• _EXERCISE PROMPT_
Return all of the data exactly as written, without the pictures.

• _SUPPLIED MATERIAL_
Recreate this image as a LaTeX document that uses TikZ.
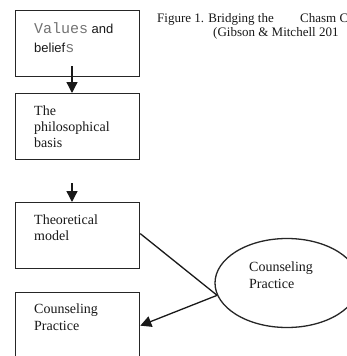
\documentclass[tikz,border=0pt]{standalone}
\usepackage{fontspec}
\setmainfont{Liberation Serif}
\setsansfont{Liberation Sans}
\setmonofont{Liberation Mono}
\usetikzlibrary{arrows.meta,shapes.geometric}
\begin{document}
\begin{tikzpicture}[x=1pt,y=-1pt,
  boxnode/.style={draw=black!85,line width=1.3pt,minimum width=124pt,minimum height=66pt,inner sep=0pt,anchor=north west},
  txt/.style={anchor=base west,inner sep=0pt,font=\fontsize{14}{16}\selectfont,text=black!90},
  ttl/.style={anchor=base west,inner sep=0pt,font=\fontsize{13}{15}\selectfont,text=black!90},
  conn/.style={draw=black!90,line width=1.3pt},
  arr/.style={conn,-{Triangle[length=11pt,width=11pt]}}]
\useasboundingbox (0,0) rectangle (347,356);
\fill[white] (0,0) rectangle (347,356);
% boxes
\node[boxnode] (b1) at (15,10) {};
\node[boxnode] (b2) at (15,93) {};
\node[boxnode] (b3) at (15,202) {};
\node[boxnode] (b4) at (15,292) {};
\node[draw=black!85,line width=1.3pt,ellipse,minimum width=144pt,minimum height=89pt,inner sep=0pt] (e) at (287,283) {};
% texts
\node[txt] (t1a) at (34,33) {{\fontsize{15}{16}\selectfont\ttfamily\color{black!55}Values} {\fontsize{13}{16}\selectfont\sffamily and}};
\node[txt] (t1b) at (34,52) {{\fontsize{13}{16}\selectfont\sffamily belief}{\fontsize{15}{16}\selectfont\ttfamily\color{black!55}s}};
\node[txt] (t2a) at (34,115) {The};
\node[txt] (t2b) at (34,131) {philosophical};
\node[txt] (t2c) at (34,147) {basis};
\node[txt] (t3a) at (34,224) {Theoretical};
\node[txt] (t3b) at (34,240) {model};
\node[txt] (t4a) at (34,313) {Counseling};
\node[txt] (t4b) at (34,330) {Practice};
\node[txt] (tea) at (249,271) {Counseling};
\node[txt] (teb) at (249,288) {Practice};
\node[ttl] (ti1) at (157,23) {Figure 1. Bridging the};
\node[ttl] (ti2) at (300,23) {Chasm C};
\node[ttl] (ti3) at (213,36) {(Gibson \& Mitchell 201};
% connectors
\coordinate (a1s) at (72,66);
\coordinate (a2s) at (72,183);
\draw[arr] (a1s) -- (b2.north -| a1s);
\draw[arr] (a2s) -- (b3.north -| a2s);
\draw[conn] ([yshift=2pt]b3.east) -- (e.190);
\draw[arr] (e.190) -- (b4.east);
\end{tikzpicture}
\end{document}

• _ANSWER FOR THE TASK_
Recreate this image as a LaTeX document that uses TikZ.
\documentclass[tikz,border=0pt]{standalone}
\usepackage{fontspec}
\setmainfont{Liberation Serif}
\setsansfont{Liberation Sans}
\setmonofont{Liberation Mono}
\usetikzlibrary{arrows.meta,shapes.geometric}
\begin{document}
\begin{tikzpicture}[x=1pt,y=-1pt,
  boxnode/.style={draw=black!85,line width=1.3pt,minimum width=124pt,minimum height=66pt,inner sep=0pt,anchor=north west},
  txt/.style={anchor=base west,inner sep=0pt,font=\fontsize{14}{16}\selectfont,text=black!90},
  ttl/.style={anchor=base west,inner sep=0pt,font=\fontsize{13}{15}\selectfont,text=black!90},
  conn/.style={draw=black!90,line width=1.3pt},
  arr/.style={conn,-{Triangle[length=11pt,width=11pt]}}]
\useasboundingbox (0,0) rectangle (347,356);
\fill[white] (0,0) rectangle (347,356);
% boxes
\node[boxnode] (b1) at (15,10) {};
\node[boxnode] (b2) at (15,93) {};
\node[boxnode] (b3) at (15,202) {};
\node[boxnode] (b4) at (15,292) {};
\node[draw=black!85,line width=1.3pt,ellipse,minimum width=144pt,minimum height=89pt,inner sep=0pt] (e) at (287,283) {};
% texts
\node[txt] (t1a) at (34,33) {{\fontsize{15}{16}\selectfont\ttfamily\color{black!55}Values} {\fontsize{13}{16}\selectfont\sffamily and}};
\node[txt] (t1b) at (34,52) {{\fontsize{13}{16}\selectfont\sffamily belief}{\fontsize{15}{16}\selectfont\ttfamily\color{black!55}s}};
\node[txt] (t2a) at (34,115) {The};
\node[txt] (t2b) at (34,131) {philosophical};
\node[txt] (t2c) at (34,147) {basis};
\node[txt] (t3a) at (34,224) {Theoretical};
\node[txt] (t3b) at (34,240) {model};
\node[txt] (t4a) at (34,313) {Counseling};
\node[txt] (t4b) at (34,330) {Practice};
\node[txt] (tea) at (249,271) {Counseling};
\node[txt] (teb) at (249,288) {Practice};
\node[ttl] (ti1) at (157,23) {Figure 1. Bridging the};
\node[ttl] (ti2) at (300,23) {Chasm C};
\node[ttl] (ti3) at (213,36) {(Gibson \& Mitchell 201};
% connectors
\coordinate (a1s) at (72,66);
\coordinate (a2s) at (72,183);
\draw[arr] (a1s) -- (b2.north -| a1s);
\draw[arr] (a2s) -- (b3.north -| a2s);
\draw[conn] ([yshift=2pt]b3.east) -- (e.190);
\draw[arr] (e.190) -- (b4.east);
\end{tikzpicture}
\end{document}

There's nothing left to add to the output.